To prevent future attacks, Home Depot is rolling out system encryption and a special Europay MasterCard and Visa (EMV) chip payment system. The New York Times describes how EMV “makes it more difficult for criminals to use stolen account information to make purchases or create counterfeit cards.” Home Depot is working to implement the EMV program by the end of 2014.
Customers affected by the data breach are being offered free credit card monitoring and fraud protection services, a solution that Target also explored after their security breach. Customers who have recently shopped at Home Depot should explore these complementary services to ensure that their payment information is safe.
Sadly, these data breaches may be more widespread than we realize. The only reason why Home Depot was able to report this breach was because they caught the attack. However, it’s possible that other payment systems in the U.S. are affected by undetected malicious software. It is impossible to tell how widespread this issue really is.
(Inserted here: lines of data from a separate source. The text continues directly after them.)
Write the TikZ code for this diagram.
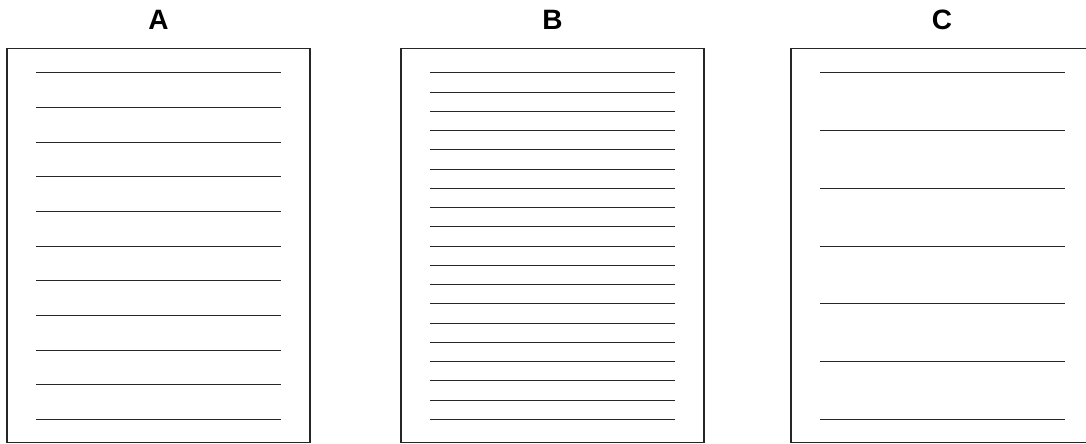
\documentclass[tikz,border=0pt]{standalone}
\usepackage{fontspec}
\setmainfont{Liberation Sans}
\begin{document}
\begin{tikzpicture}[x=1pt,y=-1pt,
  page/.style={draw=black!85,line width=1.4pt},
  rule/.style={draw=black!85,line width=0.9pt},
  lab/.style={font=\fontsize{28}{30}\selectfont\bfseries,anchor=base,inner sep=0pt}]
\useasboundingbox (0,0) rectangle (1086,444);
% labels
\node[lab] (la) at (158.5,30) {A};
\node[lab] (lb) at (552.5,30) {B};
\node[lab] (lc) at (942,30) {C};
% pages
\draw[page] (7,48.5) rectangle (310,442.5);
\draw[page] (401,48.5) rectangle (704,442.5);
\draw[page] (791,48.5) rectangle (1094,442.5);
% rules A: 11 lines
\foreach \i in {0,...,10}
  \draw[rule] (36,{72.8+\i*34.65}) -- (281,{72.8+\i*34.65});
% rules B: 19 lines
\foreach \i in {0,...,18}
  \draw[rule] (430,{72.8+\i*19.25}) -- (675,{72.8+\i*19.25});
% rules C: 7 lines
\foreach \i in {0,...,6}
  \draw[rule] (820,{72.8+\i*57.75}) -- (1065,{72.8+\i*57.75});
\end{tikzpicture}
\end{document}
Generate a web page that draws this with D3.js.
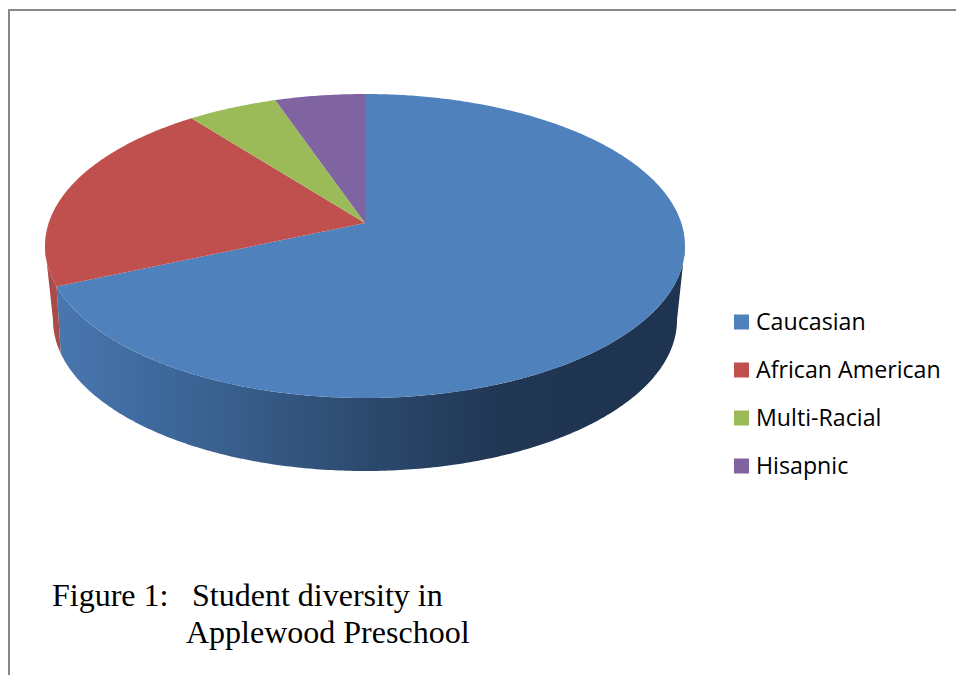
<!DOCTYPE html>
<html>
<head>
<meta charset="utf-8">
<title>Student diversity</title>
<script src="https://cdn.jsdelivr.net/npm/d3@7"></script>
<style>
  html, body { margin: 0; padding: 0; background: #fff; overflow: hidden; }
  svg { display: block; }
</style>
</head>
<body>
<div id="chart"></div>
<script>
var categories = ['Caucasian', 'African American', 'Multi-Racial', 'Hisapnic'];
var values = [13, 4, 1, 1];
var colors = ['#4f81bd', '#c0504d', '#9bbb59', '#8064a2'];
var wallColors = ['#4f81bd', '#a84b49', '#84a04c', '#6d5589'];
var captionLines = ['Figure 1:', 'Student diversity in', 'Applewood Preschool'];

var width = 956, height = 675;
var cx = 365;

var svg = d3.select('#chart').append('svg')
    .attr('width', width)
    .attr('height', height);

// frame, only top and left show in the crop
svg.append('path')
    .attr('d', 'M9,675V10H956')
    .attr('fill', 'none')
    .attr('stroke', '#878787')
    .attr('stroke-width', 2);

var color = d3.scaleOrdinal().domain(categories).range(colors);
var wallColor = d3.scaleOrdinal().domain(categories).range(wallColors);

var pie = d3.pie().sort(null).value(function (d, i) { return values[i]; });
var arcs = pie(categories);

// circle -> ellipse with a perspective shift, the pie centre is not the ellipse centre
function rim(cy, rx, ry, shift) {
    var c = shift / ry;
    var d = rx * Math.sqrt(1 - c * c);
    return function (a) {
        var u = Math.sin(a), v = Math.cos(a), s = c * v + 1;
        return [cx + d * u / s, cy - (ry * v + shift) / s];
    };
}
var topRim = rim(246, 320, 152, 23);
var bottomRim = rim(320, 312, 151, 30);
var apex = [cx, 246 - 23];

function sample(a0, a1) {
    var n = Math.max(2, Math.ceil(Math.abs(a1 - a0) / 0.01));
    return d3.range(n + 1).map(function (i) { return a0 + (a1 - a0) * i / n; });
}
var line = d3.line();

// side wall gradient for the big slice
var defs = svg.append('defs');
var grad = defs.append('linearGradient')
    .attr('id', 'wallBlue')
    .attr('gradientUnits', 'userSpaceOnUse')
    .attr('x1', 45).attr('x2', 685).attr('y1', 0).attr('y2', 0);
[[0, '#4a78b0'], [0.16, '#3f6a9f'], [0.32, '#375c88'], [0.5, '#2c4a6e'], [0.7, '#213755'], [0.85, '#1f3450'], [1, '#1f3450']]
    .forEach(function (s) {
        grad.append('stop').attr('offset', s[0]).attr('stop-color', s[1]);
    });

// visible front part of the wall, from the right extreme round to the left one
var frontStart = Math.acos(-23 / 152);
var frontEnd = 2 * Math.PI - frontStart;
var frontStartB = Math.acos(-30 / 151);
var frontEndB = 2 * Math.PI - frontStartB;

var walls = svg.append('g').attr('class', 'walls');
arcs.forEach(function (d) {
    if (d.endAngle <= frontStart || d.startAngle >= frontEnd) return;
    var a0 = Math.max(d.startAngle, frontStart), a1 = Math.min(d.endAngle, frontEnd);
    var b0 = Math.max(d.startAngle, frontStartB), b1 = Math.min(d.endAngle, frontEndB);
    var pts = sample(a0, a1).map(topRim).concat(sample(b1, b0).map(bottomRim));
    walls.append('path')
        .attr('d', line(pts) + 'Z')
        .attr('fill', d.index === 0 ? 'url(#wallBlue)' : wallColor(d.data));
});

// top face
svg.append('g').attr('class', 'slices')
    .selectAll('path')
    .data(arcs)
    .enter().append('path')
    .attr('d', function (d) {
        return line([apex].concat(sample(d.startAngle, d.endAngle).map(topRim))) + 'Z';
    })
    .attr('fill', function (d) { return color(d.data); });

// legend
var legendY = d3.scalePoint().domain(categories).range([322, 466]);
var legend = svg.append('g').attr('class', 'legend')
    .selectAll('g')
    .data(categories)
    .enter().append('g')
    .attr('transform', function (d) { return 'translate(734,' + legendY(d) + ')'; });
legend.append('rect')
    .attr('x', 0).attr('y', -7.5)
    .attr('width', 15).attr('height', 15)
    .attr('fill', function (d) { return color(d); });
legend.append('text')
    .attr('x', 22).attr('y', 8)
    .attr('font-family', '"Open Sans", sans-serif')
    .attr('font-size', 23.2)
    .attr('fill', '#000')
    .text(function (d) { return d; });

// caption
var caption = svg.append('g').attr('class', 'caption')
    .attr('font-family', '"Liberation Serif", serif')
    .attr('font-size', 32)
    .attr('fill', '#000');
caption.append('text').attr('x', 52).attr('y', 606).text(captionLines[0]);
caption.append('text').attr('x', 192).attr('y', 606).text(captionLines[1]);
caption.append('text').attr('x', 186).attr('y', 643).text(captionLines[2]);
</script>
</body>
</html>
The Home Depot breach was significantly larger than the Target data breach, demonstrating the potential vulnerability of other retail systems. Following the Target data breach, the Department of Homeland Security warned other retailers about the increased possibility of point of sale malware.
Customers who have recently shopped at Home Depot should keep a careful eye out on their financial records. Contact your credit card company or bank if you believe that a fraudulent charge has been made, and explore the free protection services provided by Home Depot. Hopefully, new encryption and payment processes are able to slow down the volume of attacks against retailers in the future.